Omit every picture, and retype the lines that run from the beginning of the data below through the line containing "const palmBracket = [231, 258, 165];", inclusive.

━━━━━━━━

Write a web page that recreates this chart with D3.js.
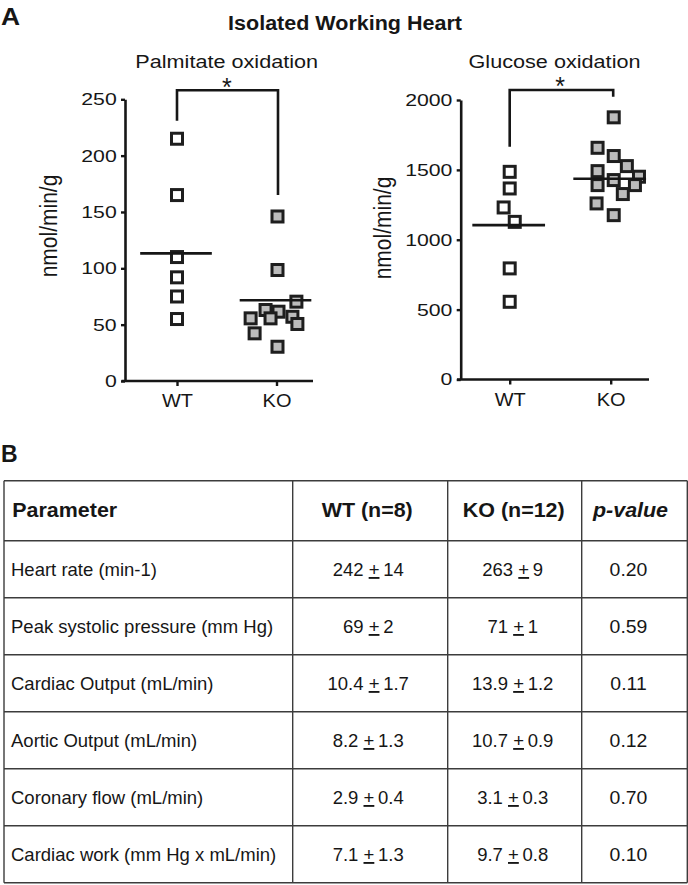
<!DOCTYPE html>
<html><head><meta charset="utf-8">
<script src="https://cdn.jsdelivr.net/npm/d3@7"></script>
<style>
body{margin:0;background:#fff}
svg{display:block}
text{font-family:Arial,"Liberation Sans",Helvetica,sans-serif;fill:#161616}
</style>
</head><body>
<svg id="c" width="688" height="885"></svg>
<script>
// ---------- DATA ----------
const groups = ["WT", "KO"];

const palmWT = [215, 165, 110, 92, 75, 55];
const palmWTJitter = [0, 0, 0, 0, 0, 0];
const palmKO = [146, 98.5, 70.4, 63, 61.5, 57, 55.6, 55.6, 50.6, 42.3, 30.4];
const palmKOJitter = [0.01, 0.01, 0.2, -0.11, 0.02, 0.16, -0.06, -0.26, 0.21, -0.22, 0.01];
const palmMeans = [113.3, 71.6];
const palmTicks = [0, 50, 100, 150, 200, 250];
const palmBracket = [231, 258, 165];   // WT leg end, top, KO leg end (data units)

const glucWT = [1486, 1367, 1231, 1128, 795, 556];
const glucWTJitter = [0, 0, -0.06, 0.05, 0, 0];
const glucKO = [1876, 1658, 1599, 1527, 1491, 1451, 1427, 1391, 1391, 1327, 1260, 1176];
const glucKOJitter = [0.03, -0.13, 0.03, 0.16, -0.13, 0.28, 0.03, 0.24, -0.13, 0.12, -0.14, 0.03];
const glucMeans = [1105, 1436];
const glucTicks = [0, 500, 1000, 1500, 2000];
const glucBracket = [1665, 2072, 2023];

const tableHeader = ["Parameter", "WT (n=8)", "KO (n=12)", "p-value"];
const parameters = ["Heart rate (min-1)", "Peak systolic pressure (mm Hg)", "Cardiac Output (mL/min)",
  "Aortic Output (mL/min)", "Coronary flow (mL/min)", "Cardiac work (mm Hg x mL/min)"];
const wtMean = ["242", "69", "10.4", "8.2", "2.9", "7.1"];
const wtSem  = ["14", "2", "1.7", "1.3", "0.4", "1.3"];
const koMean = ["263", "71", "13.9", "10.7", "3.1", "9.7"];
const koSem  = ["9", "1", "1.2", "0.9", "0.3", "0.8"];
const pValues = ["0.20", "0.59", "0.11", "0.12", "0.70", "0.10"];

// ---------- DRAWING ----------
const svg = d3.select("#c");
const INK = "#161616";

function txt(g, x, y, s, o) {
  o = o || {};
  const sx = o.sx || 1;
  return g.append("text")
    .attr("transform", `translate(${x},${y}) scale(${sx},1)` + (o.rot ? ` rotate(${o.rot})` : ""))
    .attr("text-anchor", o.anchor || "start")
    .attr("font-size", o.fs || 16)
    .attr("font-weight", o.weight || "normal")
    .attr("font-style", o.style || "normal")
    .text(s);
}

txt(svg, 1, 25, "A", {fs: 24, weight: "bold", sx: 1.1});
txt(svg, 345, 30, "Isolated Working Heart", {fs: 20.5, weight: "bold", anchor: "middle", sx: 1.05});

function scatter(cfg) {
  const g = svg.append("g");
  const y = d3.scaleLinear().domain([0, cfg.max]).range([cfg.y0, cfg.yTop]);
  const x = d3.scaleLinear().domain([0, 1]).range([cfg.xWT, cfg.xKO]);

  // title
  txt(g, cfg.titleX, 68.3, cfg.title, {fs: 18.5, anchor: "middle", sx: 1.17});
  // y title
  txt(g, cfg.ytX, cfg.ytY, "nmol/min/g", {fs: 21, anchor: "middle", sx: 1.12, rot: -90});

  // y axis
  const tsx = 1.25;
  const ya = g.append("g").attr("transform", `translate(${cfg.axisX},0)`)
    .call(d3.axisLeft(y).tickValues(cfg.ticks).tickSize(4).tickSizeOuter(0).tickPadding(4).tickFormat(d3.format("d")));
  ya.select(".domain").attr("stroke", INK).attr("stroke-width", 2.6);
  ya.selectAll(".tick line").attr("stroke", INK).attr("stroke-width", 2.4);
  ya.selectAll(".tick text")
    .attr("font-size", 17).attr("font-family", null).attr("fill", INK)
    .attr("x", -8.3 / tsx).attr("transform", `scale(${tsx},1)`);

  // x axis
  const xa = g.append("g").attr("transform", `translate(0,${cfg.y0})`)
    .call(d3.axisBottom(x).tickValues([0, 1]).tickFormat((d) => groups[d]).tickSize(5).tickSizeOuter(0).tickPadding(8));
  xa.select(".domain").remove();
  xa.append("line").attr("x1", cfg.axL).attr("x2", cfg.axR).attr("stroke", INK).attr("stroke-width", 2.6);
  xa.selectAll(".tick line").attr("stroke", INK).attr("stroke-width", 2.4);
  xa.selectAll(".tick text").attr("font-size", 18.5).attr("font-family", null).attr("fill", INK)
    .attr("transform", "scale(1.08,1)").attr("x", 0);

  // points
  const pts = [];
  cfg.wt.forEach((v, i) => pts.push({g: 0, v, j: cfg.wtJ[i]}));
  cfg.ko.forEach((v, i) => pts.push({g: 1, v, j: cfg.koJ[i]}));
  const S = 11;
  g.append("g").selectAll("rect").data(pts).join("rect")
    .attr("x", (d) => x(d.g + d.j) - S / 2)
    .attr("y", (d) => y(d.v) - S / 2)
    .attr("width", S).attr("height", S)
    .attr("fill", (d) => d.g === 0 ? "#ffffff" : "#bcbcbc")
    .attr("stroke", "#1e1e1e").attr("stroke-width", 3);

  // means
  g.append("g").selectAll("line").data(cfg.means).join("line")
    .attr("x1", (d, i) => x(i - 0.37)).attr("x2", (d, i) => x(i + 0.35))
    .attr("y1", (d) => y(d)).attr("y2", (d) => y(d))
    .attr("stroke", INK).attr("stroke-width", 2.6);

  // significance bracket
  const b = cfg.bracket;
  g.append("path")
    .attr("d", `M${x(0)},${y(b[0])}V${y(b[1])}H${x(1) + cfg.bkoDx}V${y(b[2])}`)
    .attr("fill", "none").attr("stroke", INK).attr("stroke-width", 2.6);
  txt(g, (x(0) + x(1)) / 2, y(b[1]) + 5.5, "*", {fs: 25, anchor: "middle"});
}

scatter({
  title: "Palmitate oxidation", titleX: 226.7, ytX: 57, ytY: 226,
  max: 250, y0: 381, yTop: 99.3, xWT: 177, xKO: 276.5, axisX: 125, axL: 121.5, axR: 313,
  ticks: palmTicks, wt: palmWT, wtJ: palmWTJitter, ko: palmKO, koJ: palmKOJitter,
  means: palmMeans, bracket: palmBracket, bkoDx: 1.5
});
scatter({
  title: "Glucose oxidation", titleX: 554.5, ytX: 391, ytY: 228,
  max: 2000, y0: 379.5, yTop: 100, xWT: 509.7, xKO: 610.7, axisX: 460.7, axL: 457, axR: 649,
  ticks: glucTicks, wt: glucWT, wtJ: glucWTJitter, ko: glucKO, koJ: glucKOJitter,
  means: glucMeans, bracket: glucBracket, bkoDx: 2.5
});

// ---------- TABLE ----------
txt(svg, 1, 461.5, "B", {fs: 23, weight: "bold"});

const colEdges = [4, 292.7, 447.7, 581.7, 687.3];
const tTop = 480.7, headH = 60, rowH = 57;
const nRows = parameters.length;
const rowEdges = [tTop, tTop + headH].concat(d3.range(1, nRows + 1).map((i) => tTop + headH + i * rowH));
const tb = svg.append("g");
tb.selectAll("line.h").data(rowEdges).join("line").attr("class", "h")
  .attr("x1", colEdges[0]).attr("x2", colEdges[colEdges.length - 1])
  .attr("y1", (d) => d).attr("y2", (d) => d)
  .attr("stroke", "#3c3c3c").attr("stroke-width", 1.4);
tb.selectAll("line.v").data(colEdges).join("line").attr("class", "v")
  .attr("x1", (d) => d).attr("x2", (d) => d)
  .attr("y1", rowEdges[0]).attr("y2", rowEdges[rowEdges.length - 1])
  .attr("stroke", "#3c3c3c").attr("stroke-width", 1.4);

const colCenter = (i) => (colEdges[i] + colEdges[i + 1]) / 2;
const headY = tTop + headH / 2 + 6.5;
txt(tb, 12.3, headY, tableHeader[0], {fs: 19.5, weight: "bold", sx: 1.1});
txt(tb, colCenter(1) - 3, headY, tableHeader[1], {fs: 19.5, weight: "bold", anchor: "middle", sx: 1.1});
txt(tb, colCenter(2) - 1, headY, tableHeader[2], {fs: 19.5, weight: "bold", anchor: "middle", sx: 1.1});
txt(tb, colCenter(3) - 4, headY, tableHeader[3], {fs: 19.5, weight: "bold", style: "italic", anchor: "middle", sx: 1.1});

function pm(g, x, y, m, s) {
  const t = g.append("text").attr("x", x).attr("y", y).attr("text-anchor", "middle").attr("font-size", 18.5);
  t.append("tspan").text(m + " ");
  t.append("tspan").attr("text-decoration", "underline").style("text-decoration", "underline").text("+");
  t.append("tspan").text("\u2009" + s);
}

parameters.forEach((p, i) => {
  const cy = tTop + headH + i * rowH + rowH / 2 + 6.8;
  txt(tb, 11, cy, p, {fs: 18.5});
  pm(tb, colCenter(1) - 2, cy, wtMean[i], wtSem[i]);
  pm(tb, colCenter(2) - 2, cy, koMean[i], koSem[i]);
  txt(tb, colCenter(3) - 6, cy, pValues[i], {fs: 18.5, anchor: "middle", sx: 1.05});
});
</script>
</body></html>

━━━━━━━━

- _CORRECT RESPONSE_:
Write a web page that recreates this chart with D3.js.
<!DOCTYPE html>
<html><head><meta charset="utf-8">
<script src="https://cdn.jsdelivr.net/npm/d3@7"></script>
<style>
body{margin:0;background:#fff}
svg{display:block}
text{font-family:Arial,"Liberation Sans",Helvetica,sans-serif;fill:#161616}
</style>
</head><body>
<svg id="c" width="688" height="885"></svg>
<script>
// ---------- DATA ----------
const groups = ["WT", "KO"];

const palmWT = [215, 165, 110, 92, 75, 55];
const palmWTJitter = [0, 0, 0, 0, 0, 0];
const palmKO = [146, 98.5, 70.4, 63, 61.5, 57, 55.6, 55.6, 50.6, 42.3, 30.4];
const palmKOJitter = [0.01, 0.01, 0.2, -0.11, 0.02, 0.16, -0.06, -0.26, 0.21, -0.22, 0.01];
const palmMeans = [113.3, 71.6];
const palmTicks = [0, 50, 100, 150, 200, 250];
const palmBracket = [231, 258, 165];   // WT leg end, top, KO leg end (data units)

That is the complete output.